Recap ends here. Let’s proceed - we will return to the above equations.

Cost Function Recap

Given the input-output set (x,y) and the prediction result \(\hat{y}\), a cost function measures the difference between the true values and the model’s prediction results. The optimized set of parameters we search for, is the one that minimizes a cost function.

We already met 3 types of Cost functions as shown in Eq. 2:

Eq. 2: Cost Functions

Eq. 2a: MSE (Mean Squared Error) Cost Function

\(C(w,b)=\frac{1}{m}\sum_{j=1}^{m}\left | y-\hat{y} \right |^2\)

Eq. 2b: MAE (Mean Absolute Error) Cost Function

\(C(w,b)=\frac{1}{m}\sum_{j=1}^{m}\left y-\hat{y} \right \)

Eq. 2c: Cross Entropy Cost Function - Used for Logistic Regression

\(C(b,w) =-\frac{1}{m}\sum_{i=1}^{m}[y_i^{(i)}log(\hat{y}^{(i)})+(1-y^{(i)})log(1-\hat{y}^{(i)})]\)

Just a side note to prevent confusion between Loss and Cost functions - Loss Function measures the difference between true value (y), and the model’s prediction results (\(\hat{y}\)), while Cost function is the average over a batch of m Losses, e.g. avarage over the entire training sequence of over a partial batch of it.

Gradient Descent Recap

With a selected cost function at hand, we will use the Gradient Descent algorithm to find the optimized set of parameters.

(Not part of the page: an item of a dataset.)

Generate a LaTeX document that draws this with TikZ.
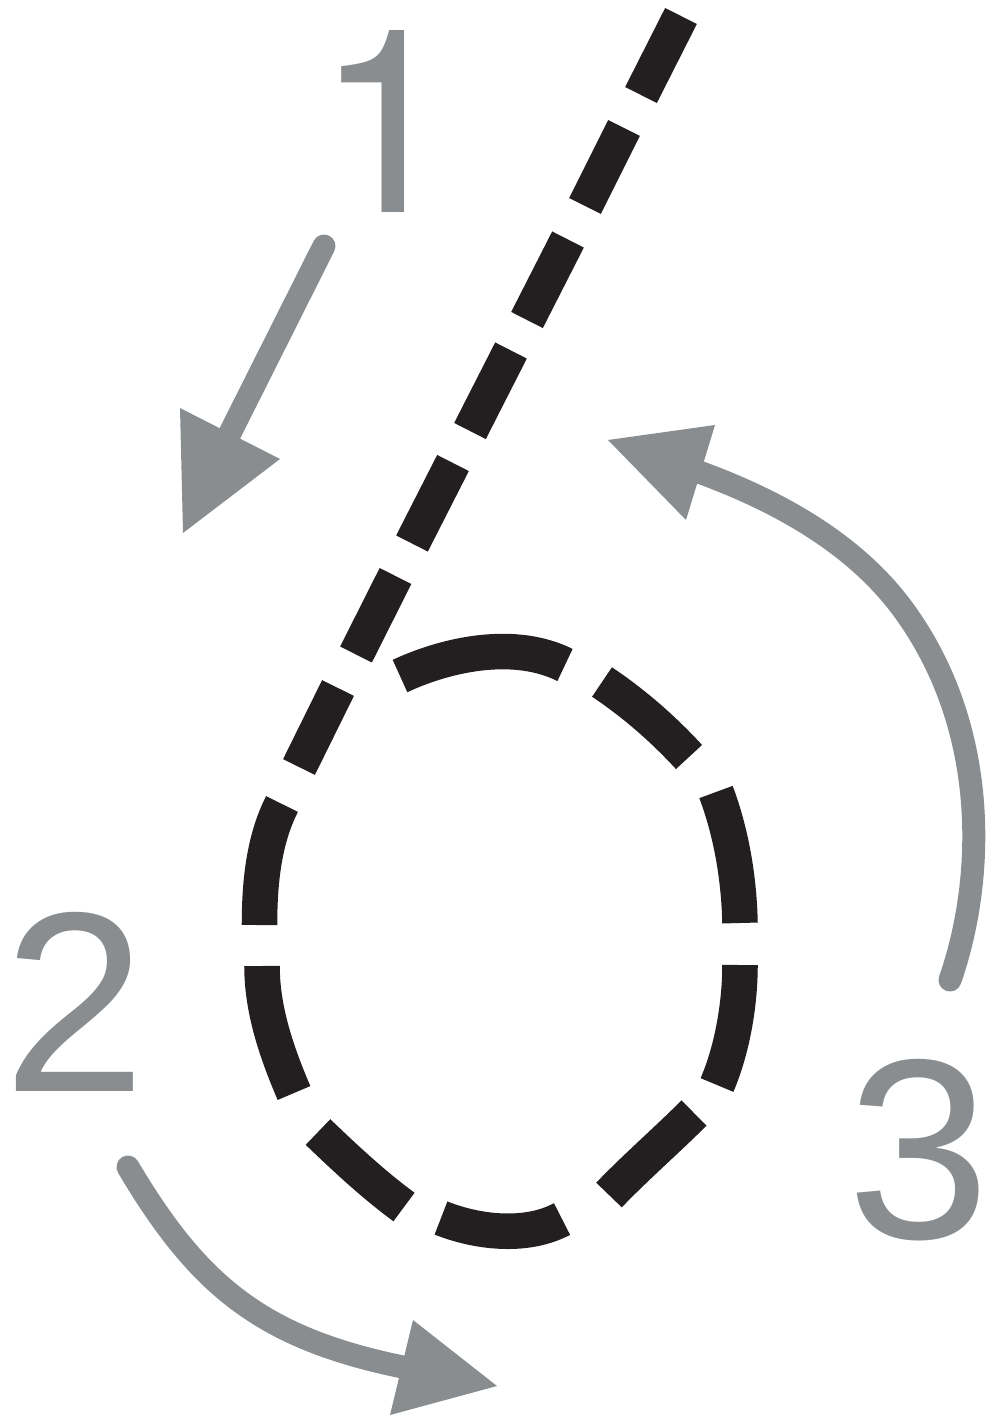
\documentclass[tikz,border=0pt]{standalone}
\usepackage{fontspec}
\setmainfont{LiberationSans}[Extension=.ttf,UprightFont=*-Regular]
\newfontfamily\herosfont{TeX Gyre Heros}
\definecolor{ink}{HTML}{231F20}
\definecolor{guide}{HTML}{8A8D8F}
\begin{document}
\begin{tikzpicture}[x=0.01cm,y=-0.01cm,
  dashseg/.style={draw=ink,line width=0.355cm,line cap=butt},
  guideline/.style={draw=guide,line width=0.23cm,line cap=round},
  guidehead/.style={fill=guide,draw=none},
  num/.style={text=guide,font=\fontsize{73}{80}\selectfont,inner sep=0pt,anchor=base}]
\useasboundingbox (0,0) rectangle (986,1418);

% stroke numbers
\node[num,font=\herosfont\fontsize{73}{80}\selectfont] (n1) at (387,212) {1};
\node[num] (n2) at (75,1091) {2};
\node[num] (n3) at (919,1238) {3};

% dashed figure six: straight stroke
\draw[dashseg] (681,16) -- (641,95);
\draw[dashseg] (624,128) -- (585,206);
\draw[dashseg] (568,239.5) -- (527,320);
\draw[dashseg] (511,350.5) -- (470,431);
\draw[dashseg] (453,463) -- (412,543.5);
\draw[dashseg] (395.5,576) -- (356,654.5);
\draw[dashseg] (338,688) -- (299,767);
% loop
\draw[dashseg] (282,804) .. controls (263.4,840.6) and (259.5,884) .. (259.5,925);
\draw[dashseg] (262,966) .. controls (262,1010) and (276.7,1052.6) .. (294,1093);
\draw[dashseg] (318,1132) .. controls (345.4,1158.3) and (373.4,1184.5) .. (404,1207);
\draw[dashseg] (441,1218) .. controls (478.1,1232.8) and (526.8,1237.9) .. (562,1219);
\draw[dashseg] (609,1195) .. controls (636,1166.9) and (666.4,1140.6) .. (694,1113);
\draw[dashseg] (717,1085) .. controls (732,1050) and (740,1005) .. (740,965);
\draw[dashseg] (740,923) .. controls (739,877) and (731,832) .. (716,792);
\draw[dashseg] (689,757) .. controls (663.3,729) and (633.6,703.1) .. (602,682);
\draw[dashseg] (565,665) .. controls (516,640.4) and (450,652.8) .. (400,676);

% arrow 1
\coordinate (a1s) at (324,246);
\coordinate (a1e) at (223,447);
\draw[guideline] (a1s) -- (a1e);
\fill[guidehead] (180,408) -- (280,459) -- (183,533) -- cycle;

% arrow 2
\coordinate (a2s) at (128,1167);
\coordinate (a2e) at (413,1369);
\draw[guideline] (a2s) .. controls (199.4,1287.4) and (263.7,1340.4) .. (a2e);
\fill[guidehead] (413,1320) -- (390,1415) -- (497,1386) -- cycle;

% arrow 3
\coordinate (a3s) at (950,980);
\coordinate (a3m) at (905,612);
\coordinate (a3e) at (688.2,468.2);
\draw[guideline] (a3s) .. controls (985,880) and (990,730) .. (a3m)
  .. controls (852.8,539) and (766.6,495.5) .. (a3e);
\fill[guidehead] (715,425) -- (686,520) -- (608,440) -- cycle;
\end{tikzpicture}
\end{document}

If you’re not familiar with Gradient Descent, it is suggested you read the posts on Gradient descent before continueing.

The Gradient Descet equations are presented by Eq. 3, Where the superscript [l], l=[1,L], denotes the layer, and \(\alpha\) is the learning rate.

Eq. 3: Gradient Descent Recursive Equations

Eq. 3a: Weight Recursive Equation

\(w^{[l]}=w^{[l]}-\alpha\frac{\partial C}{\partial w^{[l]}}\)

Eq. 3b: Bias Recursive Equation

\[b^{[l]}=b^{[l]}-\alpha\frac{\partial C}{\partial b^{[l]}}\]

Where 1<=l<=L

As shown by Eq. 3, to solve the recursive equations, Cost function’s derivatives with respect to all layers’ coeffcients are needed.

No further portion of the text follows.